• **Written request**:
In the entries below, find the lines with the word "this" and copy them.

• **Listed records**:
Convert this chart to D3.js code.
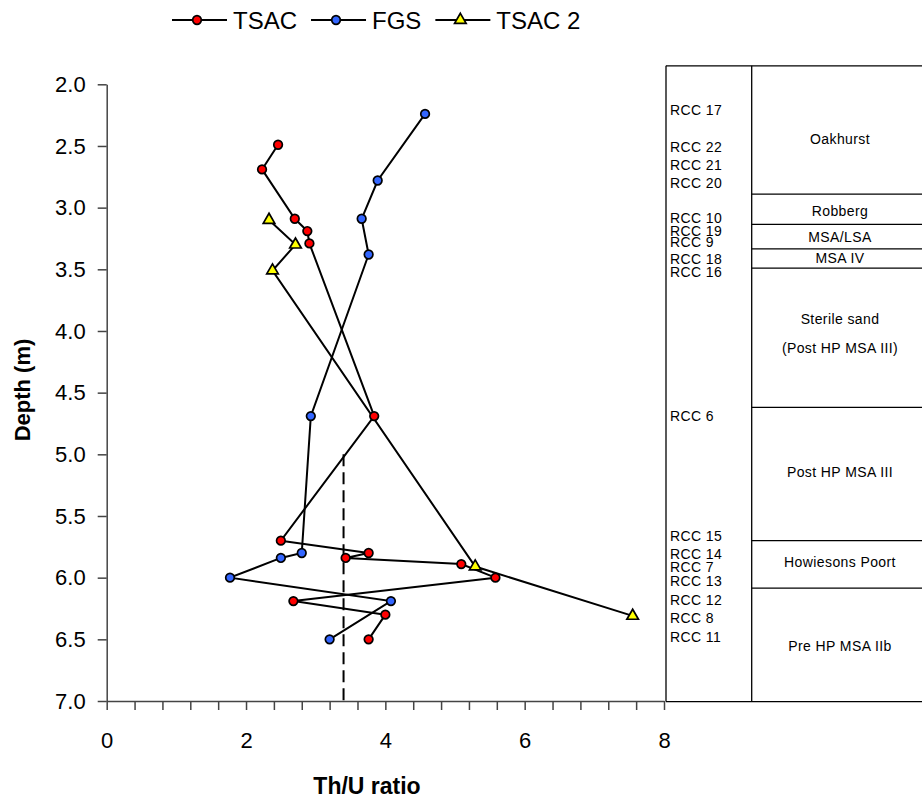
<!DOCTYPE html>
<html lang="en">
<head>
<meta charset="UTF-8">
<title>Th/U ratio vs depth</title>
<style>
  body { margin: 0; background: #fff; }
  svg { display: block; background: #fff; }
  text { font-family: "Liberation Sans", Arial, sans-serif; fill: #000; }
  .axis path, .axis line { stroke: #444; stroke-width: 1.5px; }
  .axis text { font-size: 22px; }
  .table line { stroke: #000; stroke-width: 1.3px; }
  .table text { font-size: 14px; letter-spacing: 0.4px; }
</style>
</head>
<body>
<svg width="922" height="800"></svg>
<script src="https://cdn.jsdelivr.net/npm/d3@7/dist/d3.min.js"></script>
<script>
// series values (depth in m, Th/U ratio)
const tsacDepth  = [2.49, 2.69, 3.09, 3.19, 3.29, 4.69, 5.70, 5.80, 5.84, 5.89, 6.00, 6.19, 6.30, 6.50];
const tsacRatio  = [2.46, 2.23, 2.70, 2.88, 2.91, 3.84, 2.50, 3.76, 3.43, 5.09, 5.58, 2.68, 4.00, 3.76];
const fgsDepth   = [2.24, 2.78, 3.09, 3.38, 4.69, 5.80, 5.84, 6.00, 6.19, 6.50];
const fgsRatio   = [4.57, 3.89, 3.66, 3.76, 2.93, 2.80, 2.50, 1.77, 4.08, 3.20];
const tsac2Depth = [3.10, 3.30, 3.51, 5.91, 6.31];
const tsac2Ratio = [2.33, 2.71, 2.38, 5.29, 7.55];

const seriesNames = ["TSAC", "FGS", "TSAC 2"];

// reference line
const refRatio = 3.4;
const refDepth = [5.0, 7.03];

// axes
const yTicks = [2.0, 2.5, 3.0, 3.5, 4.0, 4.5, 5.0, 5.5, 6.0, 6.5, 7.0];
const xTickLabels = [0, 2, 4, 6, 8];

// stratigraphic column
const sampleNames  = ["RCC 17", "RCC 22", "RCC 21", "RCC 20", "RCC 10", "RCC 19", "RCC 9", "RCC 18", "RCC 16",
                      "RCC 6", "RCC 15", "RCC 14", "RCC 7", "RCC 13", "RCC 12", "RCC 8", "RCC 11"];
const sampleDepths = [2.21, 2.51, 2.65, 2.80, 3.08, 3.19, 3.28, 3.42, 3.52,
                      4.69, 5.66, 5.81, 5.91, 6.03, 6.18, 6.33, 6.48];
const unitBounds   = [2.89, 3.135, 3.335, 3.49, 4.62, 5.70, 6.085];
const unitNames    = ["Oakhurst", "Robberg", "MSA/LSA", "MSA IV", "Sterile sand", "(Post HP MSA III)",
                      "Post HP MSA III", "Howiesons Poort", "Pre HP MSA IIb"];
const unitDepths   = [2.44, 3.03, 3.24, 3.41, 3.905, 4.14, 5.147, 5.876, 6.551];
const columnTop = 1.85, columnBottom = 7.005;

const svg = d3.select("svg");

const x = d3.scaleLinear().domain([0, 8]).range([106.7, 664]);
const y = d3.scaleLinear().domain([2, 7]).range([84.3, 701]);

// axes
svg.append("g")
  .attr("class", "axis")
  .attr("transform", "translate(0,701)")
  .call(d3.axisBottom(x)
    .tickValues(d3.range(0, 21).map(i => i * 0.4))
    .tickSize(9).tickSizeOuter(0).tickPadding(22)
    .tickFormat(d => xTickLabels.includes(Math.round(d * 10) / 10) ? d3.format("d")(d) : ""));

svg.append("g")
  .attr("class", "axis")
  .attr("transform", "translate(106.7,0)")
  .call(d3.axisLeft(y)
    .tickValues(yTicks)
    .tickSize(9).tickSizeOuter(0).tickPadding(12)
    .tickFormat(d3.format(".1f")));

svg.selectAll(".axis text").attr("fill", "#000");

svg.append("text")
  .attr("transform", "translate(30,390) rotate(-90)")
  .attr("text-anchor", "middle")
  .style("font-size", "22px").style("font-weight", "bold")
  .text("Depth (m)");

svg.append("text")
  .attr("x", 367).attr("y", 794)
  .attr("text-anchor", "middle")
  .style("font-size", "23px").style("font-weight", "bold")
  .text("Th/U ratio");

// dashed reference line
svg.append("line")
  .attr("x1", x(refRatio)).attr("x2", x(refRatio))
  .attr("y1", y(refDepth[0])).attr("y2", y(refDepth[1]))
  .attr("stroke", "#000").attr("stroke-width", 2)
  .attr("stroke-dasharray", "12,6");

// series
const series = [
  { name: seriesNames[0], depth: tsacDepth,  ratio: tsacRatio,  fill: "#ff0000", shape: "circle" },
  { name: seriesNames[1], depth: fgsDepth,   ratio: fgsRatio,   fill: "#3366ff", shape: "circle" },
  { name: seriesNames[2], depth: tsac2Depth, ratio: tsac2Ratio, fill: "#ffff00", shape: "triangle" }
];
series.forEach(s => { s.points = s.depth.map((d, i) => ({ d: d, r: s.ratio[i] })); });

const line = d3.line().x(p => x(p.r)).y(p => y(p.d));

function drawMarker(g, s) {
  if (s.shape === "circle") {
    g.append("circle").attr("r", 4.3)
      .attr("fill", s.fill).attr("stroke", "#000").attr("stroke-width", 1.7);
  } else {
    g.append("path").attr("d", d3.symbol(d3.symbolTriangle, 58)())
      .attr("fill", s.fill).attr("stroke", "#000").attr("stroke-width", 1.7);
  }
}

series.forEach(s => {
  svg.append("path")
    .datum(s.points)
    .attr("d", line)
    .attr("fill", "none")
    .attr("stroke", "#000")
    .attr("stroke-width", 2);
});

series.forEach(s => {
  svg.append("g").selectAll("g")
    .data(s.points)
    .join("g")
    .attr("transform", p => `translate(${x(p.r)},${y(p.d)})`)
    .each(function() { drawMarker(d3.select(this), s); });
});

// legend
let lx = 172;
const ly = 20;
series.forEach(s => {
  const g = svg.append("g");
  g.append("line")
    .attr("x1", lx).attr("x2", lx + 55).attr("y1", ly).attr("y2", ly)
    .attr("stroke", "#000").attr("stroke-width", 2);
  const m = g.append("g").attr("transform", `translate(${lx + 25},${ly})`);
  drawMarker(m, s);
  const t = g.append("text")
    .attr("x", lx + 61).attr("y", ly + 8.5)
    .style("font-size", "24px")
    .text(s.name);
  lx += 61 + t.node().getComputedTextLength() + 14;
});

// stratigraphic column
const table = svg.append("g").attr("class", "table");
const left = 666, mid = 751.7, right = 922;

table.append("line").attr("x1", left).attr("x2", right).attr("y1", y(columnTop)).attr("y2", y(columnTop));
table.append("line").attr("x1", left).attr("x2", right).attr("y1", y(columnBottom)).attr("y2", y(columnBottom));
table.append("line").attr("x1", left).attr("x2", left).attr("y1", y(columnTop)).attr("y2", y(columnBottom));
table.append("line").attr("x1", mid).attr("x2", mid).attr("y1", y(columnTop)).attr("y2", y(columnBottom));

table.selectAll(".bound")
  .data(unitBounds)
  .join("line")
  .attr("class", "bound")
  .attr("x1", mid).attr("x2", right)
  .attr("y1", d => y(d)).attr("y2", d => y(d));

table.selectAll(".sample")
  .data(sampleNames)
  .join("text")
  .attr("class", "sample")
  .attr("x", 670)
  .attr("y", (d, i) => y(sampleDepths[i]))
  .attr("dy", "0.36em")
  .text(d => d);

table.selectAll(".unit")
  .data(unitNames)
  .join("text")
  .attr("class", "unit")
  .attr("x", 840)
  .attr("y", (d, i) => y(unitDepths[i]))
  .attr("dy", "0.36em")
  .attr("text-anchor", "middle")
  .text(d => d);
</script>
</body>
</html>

* * *

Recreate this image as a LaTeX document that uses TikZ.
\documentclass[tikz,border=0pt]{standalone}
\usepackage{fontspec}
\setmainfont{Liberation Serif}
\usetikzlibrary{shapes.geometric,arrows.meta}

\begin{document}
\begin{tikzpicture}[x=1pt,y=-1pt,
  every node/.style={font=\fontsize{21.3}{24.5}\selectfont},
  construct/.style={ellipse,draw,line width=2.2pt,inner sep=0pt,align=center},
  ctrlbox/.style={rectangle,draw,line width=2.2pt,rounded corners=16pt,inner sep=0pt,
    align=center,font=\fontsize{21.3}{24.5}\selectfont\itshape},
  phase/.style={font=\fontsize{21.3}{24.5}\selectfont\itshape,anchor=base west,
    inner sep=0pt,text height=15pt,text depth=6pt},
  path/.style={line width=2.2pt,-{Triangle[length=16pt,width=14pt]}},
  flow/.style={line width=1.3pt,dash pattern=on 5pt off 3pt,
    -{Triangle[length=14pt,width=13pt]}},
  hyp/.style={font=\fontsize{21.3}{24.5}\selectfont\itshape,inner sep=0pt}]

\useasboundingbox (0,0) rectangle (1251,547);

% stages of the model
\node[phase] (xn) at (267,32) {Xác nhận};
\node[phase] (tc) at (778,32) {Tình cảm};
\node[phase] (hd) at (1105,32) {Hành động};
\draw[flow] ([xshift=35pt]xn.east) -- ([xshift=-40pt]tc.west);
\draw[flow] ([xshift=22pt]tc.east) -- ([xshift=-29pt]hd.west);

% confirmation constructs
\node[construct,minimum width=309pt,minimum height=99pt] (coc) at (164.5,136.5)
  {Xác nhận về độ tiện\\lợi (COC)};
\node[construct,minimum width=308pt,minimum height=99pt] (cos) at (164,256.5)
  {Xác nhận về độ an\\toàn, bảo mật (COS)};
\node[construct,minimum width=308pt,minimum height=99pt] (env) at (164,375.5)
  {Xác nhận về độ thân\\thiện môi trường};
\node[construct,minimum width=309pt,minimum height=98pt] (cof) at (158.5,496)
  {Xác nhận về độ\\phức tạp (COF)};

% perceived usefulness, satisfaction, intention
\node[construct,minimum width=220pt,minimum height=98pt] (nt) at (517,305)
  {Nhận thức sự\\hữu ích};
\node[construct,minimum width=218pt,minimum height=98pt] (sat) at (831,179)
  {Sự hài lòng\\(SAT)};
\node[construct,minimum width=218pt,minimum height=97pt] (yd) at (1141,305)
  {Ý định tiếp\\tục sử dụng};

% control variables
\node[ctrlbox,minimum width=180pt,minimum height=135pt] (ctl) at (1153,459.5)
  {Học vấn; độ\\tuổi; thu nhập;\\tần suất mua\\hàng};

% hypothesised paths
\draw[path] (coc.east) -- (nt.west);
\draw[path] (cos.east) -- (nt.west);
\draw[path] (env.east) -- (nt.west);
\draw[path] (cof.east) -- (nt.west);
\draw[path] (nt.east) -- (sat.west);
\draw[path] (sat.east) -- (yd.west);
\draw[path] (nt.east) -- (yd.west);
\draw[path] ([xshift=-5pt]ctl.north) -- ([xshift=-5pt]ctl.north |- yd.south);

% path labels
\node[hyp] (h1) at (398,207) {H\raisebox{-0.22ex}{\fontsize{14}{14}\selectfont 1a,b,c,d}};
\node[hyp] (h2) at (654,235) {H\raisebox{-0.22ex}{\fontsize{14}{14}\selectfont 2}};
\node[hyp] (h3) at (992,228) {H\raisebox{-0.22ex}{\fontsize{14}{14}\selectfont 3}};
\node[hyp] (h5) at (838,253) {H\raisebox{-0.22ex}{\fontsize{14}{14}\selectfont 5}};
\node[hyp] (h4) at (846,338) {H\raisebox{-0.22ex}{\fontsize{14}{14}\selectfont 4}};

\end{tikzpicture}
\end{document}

• **Reply to the exercise**:
Convert this chart to D3.js code.
    .each(function() { drawMarker(d3.select(this), s); });
Recreate this image as a LaTeX document that uses TikZ.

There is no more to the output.